If you’d like to hear the argument for selling off the Detroit Institute of Arts’ collection, head over to Bloomberg, where Virginia Postrel lays out the whole thing with more sensitivity than you might expect, if the idea of giving up on a major American city seems ludicrous to you.
The crux of her argument is that if the artworks were only sold to institutions in cities with larger populations they might be seen by more people, which is absolutely true and fine if you don’t mind the people of Metro Detroit being deprived of one of their few remaining cultural resources during the city’s darkest period ever.
Here’s an internal summary:
If I lived in Detroit, I’d want to keep these artworks, too. And if I were a museum employee, I’d be particularly demoralized. The DIA has in recent years shown itself a responsible financial steward, and last August won voter approval in three surrounding counties for its first dedicated property-tax funding.

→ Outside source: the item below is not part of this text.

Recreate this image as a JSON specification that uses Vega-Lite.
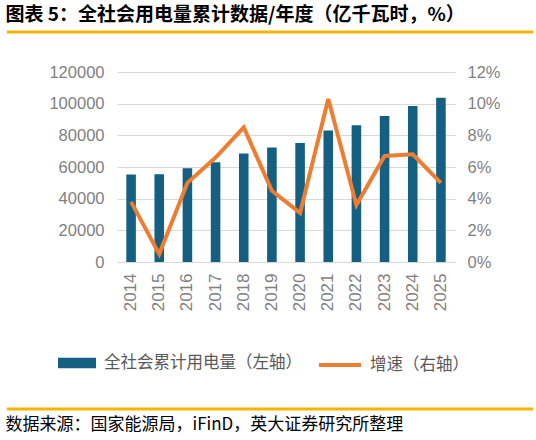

Parochial interests aside, however, great artworks shouldn’t be held hostage by a relatively unpopular museum in a declining region. The cause of art would be better served if they were sold to institutions in growing cities where museum attendance is more substantial and the visual arts are more appreciated than they’ve ever been in Detroit. Art lovers should stop equating the public good with the status quo.
It’s a well structured essay that some will no doubt find pretty outrageous, since the DIA already has so few friends.